For spouses, two principles would remain central: sharing and needs. Under the sharing principle “matrimonial assets”, assets built up by the parties during the marriage, the family home, and assets treated as shared, are divided equally, whilst each spouse retains their non-matrimonial assets such as gifts, inheritances and wealth generated before or after the marriage. Under the needs principle, the division is adjusted as required to meet both parties’ future needs. For cohabitants, only the needs principle would apply, and in a more restricted form. 

The consultation identifies three categories of need:

  1. children’s needs;
  2. the adults’ housing, income and pension needs;
  3. discretionary needs - comforts rather than necessities. 

Whilst all three would be available to spouses, cohabitants would be limited to the first two. 

Cohabitants would therefore have no entitlement to share in their partner’s wealth beyond their core needs, even if it was generated during their relationship. However, as needs would be assessed by reference to the standard of living during the relationship, this could still amount to a substantial claim. 

To ensure the provision remains targeted, several restrictions are proposed: 

  1. Only couples who have lived together as partners in an enduring family relationship, and either have done so for at least three years or have a child together, would be eligible.
  2. Cohabitants could opt-out by agreement, provided each makes full financial disclosure and has independent legal advice.
  3. Ongoing maintenance, rather than a one-off settlement, would only be possible in “exceptional” cases. This restriction is somewhat surprising given that short-term maintenance may often be more affordable and appropriate than capital provision.
  4. Claims must be brought within two years of separation. 

For married couples, the government plans to make pre-nuptial agreements (PNAs) binding. Currently, they carry significant weight if certain criteria, including financial disclosure and legal advice, are met, and are sometimes upheld even without these safeguards if a judge is satisfied the parties understood what they were signing up to. Under proposals designed to increase certainty, PNAs would be binding, but only where safeguards including financial disclosure and legal advice are met (a “qualifying nuptial agreement”). The status of agreements lacking these criteria is not addressed. 

The court would retain the power to adjust the terms of a binding agreement if it fails to meet needs. Currently, some judges assess needs at a lower level if there is a PNA. The consultation adopts this approach, providing that where there is a qualifying nuptial agreement, only children’s needs and basic needs have to be covered, and not “discretionary needs”.

The consultation also engages with a much-criticised aspect of the current law: the treatment of domestic abuse in financial claims. Currently, abuse is only relevant to financial settlements in exceptional cases – where it has demonstrable financial consequences and is severe enough to provoke a “gasp” not merely a “gulp”. A 2024 research report, Domestic abuse in financial remedy proceedings, co-authored by Hunters partner Olivia Piercy and cited in the consultation, found that this approach can produce unfair outcomes for victim-survivors. 

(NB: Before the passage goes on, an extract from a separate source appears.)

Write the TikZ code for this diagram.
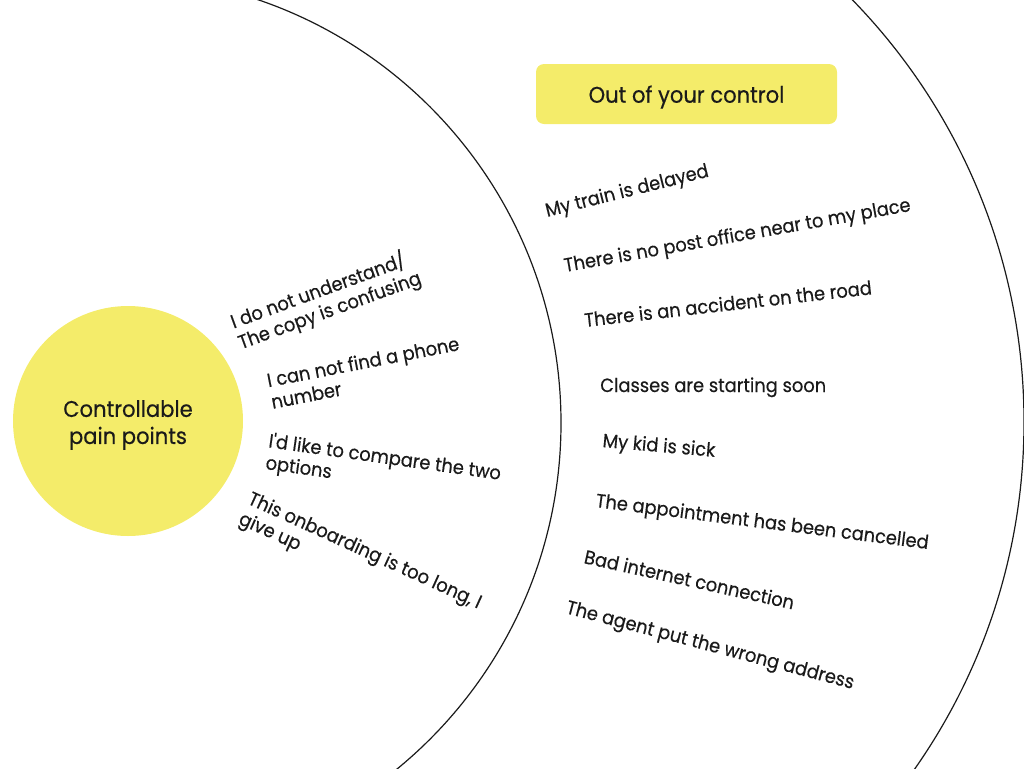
\documentclass[tikz,border=0pt]{standalone}
\usepackage{fontspec}
\setmainfont[FakeStretch=0.93,FakeBold=0.4,Ligatures=TeXOff]{Poppins}
\definecolor{pyellow}{HTML}{F4EC6A}
\definecolor{ink}{HTML}{1A1A1A}
\begin{document}
\begin{tikzpicture}[x=0.75pt,y=-0.75pt,
  arcline/.style={draw=ink,line width=0.9pt},
  item/.style={inner sep=0pt,text=ink,font=\fontsize{14.4}{16.5}\selectfont},
  mitem/.style={item,align=left,anchor=west},
  sitem/.style={item,anchor=base west}]
\useasboundingbox (0,0) rectangle (1024,768);
\begin{scope}
\clip (0,0) rectangle (1024,768);
\draw[arcline] (114,423) circle[radius=447];
\draw[arcline] (419,422) circle[radius=605];
\end{scope}
\node[circle,fill=pyellow,minimum size=172.5pt,inner sep=0pt] (ctrl) at (128,421) {};
\node[align=center,text=ink,inner sep=0pt,font=\fontsize{17}{20.3}\selectfont] (ctrltxt) at (128,425) {Controllable\\pain points};
\node[rectangle,rounded corners=6pt,fill=pyellow,minimum width=225.75pt,minimum height=45pt] (out) at (686.5,94) {};
\node[text=ink,inner sep=0pt,font=\fontsize{17}{20}\selectfont] (outtxt) at (686.5,97) {Out of your control};
% left items
\node[mitem,rotate=20] (l1) at (235,333) {I do not understand/\\The copy is confusing};
\node[mitem,rotate=11] (l2) at (269,391) {I can not find a phone\\number};
\node[mitem,rotate=-8] (l3) at (267,453) {I'd like to compare the two\\options};
\node[mitem,rotate=-24.5] (l4) at (244,509) {This onboarding is too long, I\\give up};
% right items
\node[sitem,rotate=14] (r1) at (547,217) {My train is delayed};
\node[sitem,rotate=10] (r2) at (565,272) {There is no post office near to my place};
\node[sitem,rotate=6.5] (r3) at (585,327) {There is an accident on the road};
\node[sitem,rotate=0] (r4) at (600,392) {Classes are starting soon};
\node[sitem,rotate=-5] (r5) at (602,447) {My kid is sick};
\node[sitem,rotate=-7.2] (r6) at (595,507) {The appointment has been cancelled};
\node[sitem,rotate=-12.5] (r7) at (583,563) {Bad internet connection};
\node[sitem,rotate=-14.8] (r8) at (565,613) {The agent put the wrong address};
\end{tikzpicture}
\end{document}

The consultation acknowledges that the current approach risks trivialising abuse, which can have profound and long-lasting financial consequences. Rather than suggesting a solution, the consultation invites views on how domestic abuse could be more effectively recognised in financial proceedings, for both spouses and cohabitants, in a way that supports and empowers victim-survivors. 

The proposals mark a significant step towards a fairer and more coherent approach to financial provision on separation, and have been broadly welcomed by family lawyers. The consultation period now provides an important opportunity for lawyers, advisors and those who have experienced separation to ensure the law can provide fair and workable solutions for families in the years ahead.

The content of this article is intended to provide a general guide to the subject matter. Specialist advice should be sought about your specific circumstances.